À l’initiative de la centrale d’achat public UniHA et de son directeur général Bruno Carrière, ancien directeur d’établissement de santé, une web conférence a permis de faire un point stratégique sur l’efficacité des réponses aux attaques contre les infrastructures et les données de santé. Invité d’honneur Alain Juillet, ancien directeur du renseignement et la DGSE (Direction générale de la sécurité extérieure) et ex-haut responsable à l’intelligence économique près le Premier ministre. Conclusions, non seulement il y a loin de la coupe aux lèvres mais le chemin emprunté ne respecte pas la simple et pure logique. Résultats, inefficacité et gâchis de ressources publiques.
La parole au patron
Alain Juillet n’est pas n’importe qui et ne laisse pas insensible. Pour qui l’a croisé, on mesure l’épaisseur humaine, les convictions, la précision du propos mais surtout l’autorité naturelle et la faculté à résumer une pensée en peu de mots fracassants. Devant plus de 200 participants, il a défini la stratégie ad hoc d’une sécurité d’information. « La santé est le second gisement de valeur mondial pour les agents malveillants ou prédateurs. » Différentes études font état d’un chiffre d’affaires de plusieurs centaines de milliards de dollars et peu de risques. « Il ne faut pas croire que seuls des mafieux et des hackers d’opérettes sont à la manœuvre. Des entreprises cotées ayant pignon sur rue ont un tropisme stratégique pour les données de santé ou les ordonnances médicamenteuses.

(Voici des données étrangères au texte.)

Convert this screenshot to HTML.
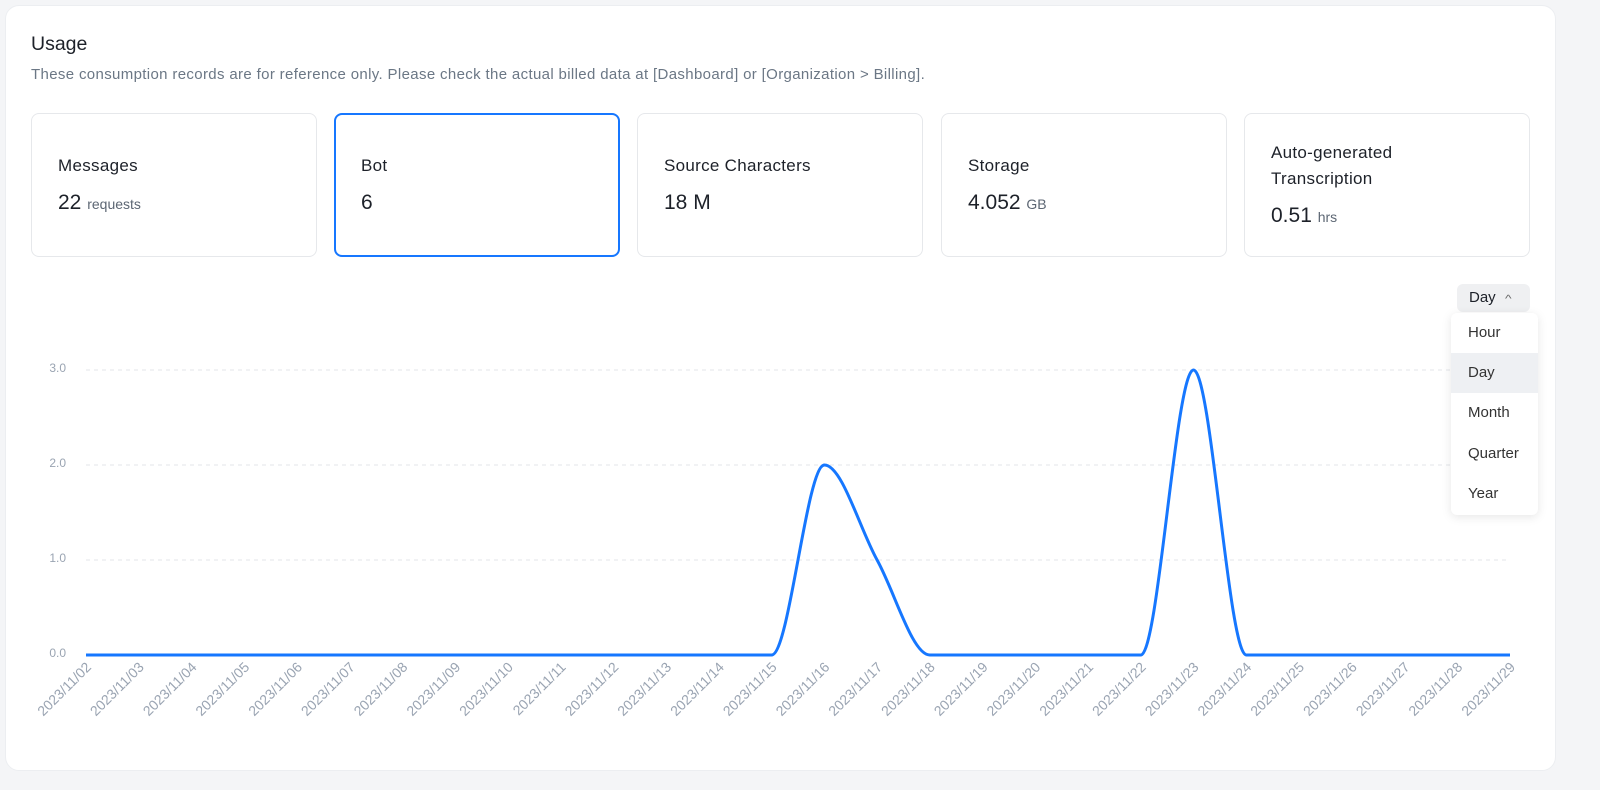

Ainsi des pays entiers ont vendu la totalité des données de santé de leurs citoyens. » S’agissant des données, nous sommes d’une confondante naïveté, la confrontation est désormais mondiale. Alain Juillet précise à juste raison que « les États n’ont pas d’amis, ils n’ont que des intérêts ». Citant la possibilité d’établissement d’un contrat important ou sensible, il indique : « Il n’y a pas photo, si vous laissez la porte entrouverte, vous perdrez non seulement le contrat mais également les emplois attenants, l’État des taxes et des impôts et les citoyens des services publics et à terme nous tous notre souveraineté. » Au vu des positions de l’État et de ses agences, il est à craindre que nous tous n’ayons pas perçu l’ampleur de la révolution numérique et de ses conséquences.

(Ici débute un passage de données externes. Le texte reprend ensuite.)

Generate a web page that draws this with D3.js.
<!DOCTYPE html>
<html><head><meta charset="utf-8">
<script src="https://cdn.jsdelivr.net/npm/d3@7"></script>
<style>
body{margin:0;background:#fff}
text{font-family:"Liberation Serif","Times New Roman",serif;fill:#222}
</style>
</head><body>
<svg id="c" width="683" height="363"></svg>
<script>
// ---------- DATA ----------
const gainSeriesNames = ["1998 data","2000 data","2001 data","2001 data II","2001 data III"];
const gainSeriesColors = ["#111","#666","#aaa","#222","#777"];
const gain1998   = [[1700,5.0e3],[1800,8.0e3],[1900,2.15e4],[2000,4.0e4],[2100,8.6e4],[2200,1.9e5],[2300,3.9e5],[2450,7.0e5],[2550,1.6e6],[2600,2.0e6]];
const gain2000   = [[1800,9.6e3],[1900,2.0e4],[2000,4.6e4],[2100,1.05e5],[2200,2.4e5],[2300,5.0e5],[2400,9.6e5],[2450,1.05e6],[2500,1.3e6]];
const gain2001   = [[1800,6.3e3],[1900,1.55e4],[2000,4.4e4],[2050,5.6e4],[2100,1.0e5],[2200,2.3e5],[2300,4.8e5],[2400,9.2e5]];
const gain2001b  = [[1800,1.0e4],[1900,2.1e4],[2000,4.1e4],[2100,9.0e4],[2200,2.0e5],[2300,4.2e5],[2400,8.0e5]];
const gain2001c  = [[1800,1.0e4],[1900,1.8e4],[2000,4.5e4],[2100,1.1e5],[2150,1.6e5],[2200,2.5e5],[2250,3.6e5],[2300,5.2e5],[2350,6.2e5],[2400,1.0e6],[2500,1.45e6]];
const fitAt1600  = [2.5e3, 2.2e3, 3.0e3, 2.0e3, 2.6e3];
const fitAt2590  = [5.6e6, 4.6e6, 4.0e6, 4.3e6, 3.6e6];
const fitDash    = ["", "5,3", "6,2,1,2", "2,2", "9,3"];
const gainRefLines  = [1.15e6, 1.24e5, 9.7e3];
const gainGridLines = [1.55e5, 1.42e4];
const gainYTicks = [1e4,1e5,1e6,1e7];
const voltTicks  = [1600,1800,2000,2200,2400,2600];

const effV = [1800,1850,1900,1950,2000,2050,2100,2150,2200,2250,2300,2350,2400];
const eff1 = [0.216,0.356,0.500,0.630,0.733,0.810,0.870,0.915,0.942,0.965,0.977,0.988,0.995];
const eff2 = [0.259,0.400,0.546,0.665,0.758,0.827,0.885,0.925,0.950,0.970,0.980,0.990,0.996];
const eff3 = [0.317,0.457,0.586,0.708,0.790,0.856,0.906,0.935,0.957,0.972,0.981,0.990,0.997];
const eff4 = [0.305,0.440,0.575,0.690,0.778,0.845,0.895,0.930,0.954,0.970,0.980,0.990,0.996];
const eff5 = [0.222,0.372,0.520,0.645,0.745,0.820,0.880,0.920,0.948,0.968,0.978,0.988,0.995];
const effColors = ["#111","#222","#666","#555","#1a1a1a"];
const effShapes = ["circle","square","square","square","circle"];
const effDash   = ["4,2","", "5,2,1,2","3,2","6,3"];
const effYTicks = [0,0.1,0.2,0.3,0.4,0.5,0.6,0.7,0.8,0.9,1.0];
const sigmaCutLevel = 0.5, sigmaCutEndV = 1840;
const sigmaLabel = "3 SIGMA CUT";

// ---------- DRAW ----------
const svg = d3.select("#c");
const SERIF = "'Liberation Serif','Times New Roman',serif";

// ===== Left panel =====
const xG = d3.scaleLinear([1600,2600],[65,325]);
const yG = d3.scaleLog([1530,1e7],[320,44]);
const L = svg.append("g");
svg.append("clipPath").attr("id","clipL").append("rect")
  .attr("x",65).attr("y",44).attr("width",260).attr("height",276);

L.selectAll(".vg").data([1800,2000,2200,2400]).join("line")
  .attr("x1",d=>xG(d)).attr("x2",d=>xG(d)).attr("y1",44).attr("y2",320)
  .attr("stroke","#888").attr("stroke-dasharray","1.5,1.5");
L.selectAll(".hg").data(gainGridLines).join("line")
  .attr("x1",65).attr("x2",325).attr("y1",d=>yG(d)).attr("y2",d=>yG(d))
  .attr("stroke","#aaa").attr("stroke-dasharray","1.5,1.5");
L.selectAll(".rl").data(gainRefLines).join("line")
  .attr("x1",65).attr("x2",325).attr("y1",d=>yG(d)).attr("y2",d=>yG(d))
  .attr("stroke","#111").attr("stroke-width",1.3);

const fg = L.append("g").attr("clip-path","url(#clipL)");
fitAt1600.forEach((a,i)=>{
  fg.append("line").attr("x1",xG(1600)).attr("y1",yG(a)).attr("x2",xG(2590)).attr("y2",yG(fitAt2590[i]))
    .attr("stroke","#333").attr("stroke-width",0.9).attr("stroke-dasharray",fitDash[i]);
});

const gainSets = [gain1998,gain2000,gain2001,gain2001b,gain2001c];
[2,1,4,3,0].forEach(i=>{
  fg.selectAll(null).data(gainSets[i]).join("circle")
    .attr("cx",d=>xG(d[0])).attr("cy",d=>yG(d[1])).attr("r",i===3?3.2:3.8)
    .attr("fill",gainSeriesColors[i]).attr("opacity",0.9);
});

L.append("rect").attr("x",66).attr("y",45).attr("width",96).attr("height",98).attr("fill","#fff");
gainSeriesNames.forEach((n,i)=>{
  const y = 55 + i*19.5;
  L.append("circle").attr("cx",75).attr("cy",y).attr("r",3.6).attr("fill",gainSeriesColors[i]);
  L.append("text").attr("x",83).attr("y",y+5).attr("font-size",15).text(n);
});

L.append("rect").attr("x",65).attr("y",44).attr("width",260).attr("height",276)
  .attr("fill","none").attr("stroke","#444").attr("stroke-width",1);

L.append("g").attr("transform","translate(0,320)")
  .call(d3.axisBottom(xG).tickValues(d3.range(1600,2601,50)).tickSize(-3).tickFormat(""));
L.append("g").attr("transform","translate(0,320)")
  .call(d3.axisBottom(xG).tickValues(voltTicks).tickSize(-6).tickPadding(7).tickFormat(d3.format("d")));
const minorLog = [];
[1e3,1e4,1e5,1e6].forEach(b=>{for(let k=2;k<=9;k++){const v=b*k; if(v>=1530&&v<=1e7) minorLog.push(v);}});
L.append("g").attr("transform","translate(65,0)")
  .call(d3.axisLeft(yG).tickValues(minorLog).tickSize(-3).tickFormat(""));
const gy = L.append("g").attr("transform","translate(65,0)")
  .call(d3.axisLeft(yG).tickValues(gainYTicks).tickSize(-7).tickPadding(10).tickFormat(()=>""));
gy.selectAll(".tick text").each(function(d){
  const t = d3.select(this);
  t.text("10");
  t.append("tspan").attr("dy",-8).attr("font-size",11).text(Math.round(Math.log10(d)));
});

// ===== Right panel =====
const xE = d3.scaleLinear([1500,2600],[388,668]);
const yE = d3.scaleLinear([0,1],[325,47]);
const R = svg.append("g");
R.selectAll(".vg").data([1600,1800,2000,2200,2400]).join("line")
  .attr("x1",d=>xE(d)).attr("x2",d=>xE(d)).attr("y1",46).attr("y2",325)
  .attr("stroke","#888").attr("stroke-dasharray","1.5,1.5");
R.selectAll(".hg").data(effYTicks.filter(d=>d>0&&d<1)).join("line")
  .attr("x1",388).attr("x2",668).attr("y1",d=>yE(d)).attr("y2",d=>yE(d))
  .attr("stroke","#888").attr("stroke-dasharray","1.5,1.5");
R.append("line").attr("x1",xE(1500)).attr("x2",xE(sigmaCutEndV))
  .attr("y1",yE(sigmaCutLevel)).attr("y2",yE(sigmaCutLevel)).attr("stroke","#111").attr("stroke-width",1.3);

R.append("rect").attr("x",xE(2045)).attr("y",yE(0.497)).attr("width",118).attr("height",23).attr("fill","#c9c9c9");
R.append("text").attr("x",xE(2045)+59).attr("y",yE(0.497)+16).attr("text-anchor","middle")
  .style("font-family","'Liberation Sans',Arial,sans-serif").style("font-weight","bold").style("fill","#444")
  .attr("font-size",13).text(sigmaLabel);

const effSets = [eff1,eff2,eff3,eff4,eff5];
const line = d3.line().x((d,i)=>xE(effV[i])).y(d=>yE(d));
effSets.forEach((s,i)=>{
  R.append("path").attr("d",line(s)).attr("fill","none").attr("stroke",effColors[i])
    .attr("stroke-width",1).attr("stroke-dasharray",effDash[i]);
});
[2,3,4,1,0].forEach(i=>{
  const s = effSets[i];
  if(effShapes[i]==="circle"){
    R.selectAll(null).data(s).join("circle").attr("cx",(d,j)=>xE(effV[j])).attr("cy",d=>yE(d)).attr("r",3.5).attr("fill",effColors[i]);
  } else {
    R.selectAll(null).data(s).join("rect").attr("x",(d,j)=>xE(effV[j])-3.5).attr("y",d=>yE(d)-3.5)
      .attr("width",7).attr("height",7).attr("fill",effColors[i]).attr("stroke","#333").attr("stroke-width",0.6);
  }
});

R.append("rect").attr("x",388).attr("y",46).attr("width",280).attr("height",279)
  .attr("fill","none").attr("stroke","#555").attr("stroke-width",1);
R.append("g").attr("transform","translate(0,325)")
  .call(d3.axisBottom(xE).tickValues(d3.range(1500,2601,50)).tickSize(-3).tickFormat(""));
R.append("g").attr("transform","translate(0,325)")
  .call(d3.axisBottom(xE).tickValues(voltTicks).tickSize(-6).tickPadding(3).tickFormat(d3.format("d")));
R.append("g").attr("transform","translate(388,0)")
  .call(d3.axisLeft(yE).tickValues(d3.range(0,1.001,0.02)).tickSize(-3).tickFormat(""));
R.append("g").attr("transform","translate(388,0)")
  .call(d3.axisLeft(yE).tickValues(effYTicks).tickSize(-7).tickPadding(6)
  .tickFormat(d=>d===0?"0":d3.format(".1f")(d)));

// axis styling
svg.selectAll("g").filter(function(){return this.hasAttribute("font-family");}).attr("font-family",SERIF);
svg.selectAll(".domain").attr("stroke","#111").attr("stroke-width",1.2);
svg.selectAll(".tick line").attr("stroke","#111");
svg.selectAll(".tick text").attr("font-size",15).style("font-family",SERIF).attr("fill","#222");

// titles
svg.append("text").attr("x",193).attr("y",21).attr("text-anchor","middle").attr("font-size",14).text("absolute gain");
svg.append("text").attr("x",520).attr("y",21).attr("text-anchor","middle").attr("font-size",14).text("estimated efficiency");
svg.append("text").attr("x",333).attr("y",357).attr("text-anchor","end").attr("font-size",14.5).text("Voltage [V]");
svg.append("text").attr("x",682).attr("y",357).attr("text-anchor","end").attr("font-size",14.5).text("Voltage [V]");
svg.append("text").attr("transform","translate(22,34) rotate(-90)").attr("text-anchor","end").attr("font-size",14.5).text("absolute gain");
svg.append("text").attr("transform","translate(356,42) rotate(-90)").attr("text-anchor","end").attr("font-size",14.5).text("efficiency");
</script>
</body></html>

Le bon sens avec Sénèque et Lincoln.
Comme le poisson, la sécurité de l’information pourrit par la tête. « La gestion des risques doit être le fait d’un pilote, ce dernier ne peut être que le porteur de la gouvernance, dans un établissement de santé le directeur général. C’est lui qui doit indiquer le cap en toute connaissance de causes et d’effets. » Il y a 1970 ans, Sénèque rappelait à tous qu’il n’existe pas de vent favorable pour ceux qui ne savent où ils vont. Il faut donc que les directions générales se saisissent du sujet et des risques encourus ou alors on pourrait les accuser de ne pas assumer la protection des patients et des ressources publiques. À ceux qui opposent le coût de la stratégie de la protection, on leur rappellera avec Abraham Lincoln que « s’ils trouvent chère l’éducation, qu’ils essayent l’ignorance ». Le coût de la non-qualité est sans commune mesure avec la prudence.
Une perspective en cinq points
Le pilotage par la gouvernance est le premier maillon. Pour Fabien Malbranque, responsable sécurité système d'information du Health Data Hub, le second point est l’organisation par GHT (groupement hospitalier de territoire) avec obligation faite à tous les acteurs de dialoguer, le troisième point est l’anticipation selon Sylvain François, DSI du CHU de Rouen. En quatrième position, la coordination critique (cellule de crise) : pour Philippe Tourron, RSSI de l’AP-HM effet, rien ne sert de convoquer une cellule de crise si la situation n’a pas été prévue, scénarisée antérieurement et si elle n’est portée par le directeur général dûment informé. Enfin, pour Stéphane Duchesne, RSSI du CHU de la Réunion, il convient de faire dialoguer les acteurs techniques : système d’information, biomédical (automates médicaux), gestion technique du bâtiment (énergie électrique, climatisation, ascenseurs, tortues) comme autant d’éclaireurs et de sources d’information pour le décideur stratège et responsable devant la justice.
On le voit la sécurité, sur le plan stratégique, si on la veut efficiente, économe de ressources (personnels, compétences, finances, temps) doit relever d’une réflexion d’amont. On imagine l'absence d'anticipation de procédure qui plongerait l'hôpital dans l’impossibilité de payer les personnels d’un établissement ou de passer commande de médicaments.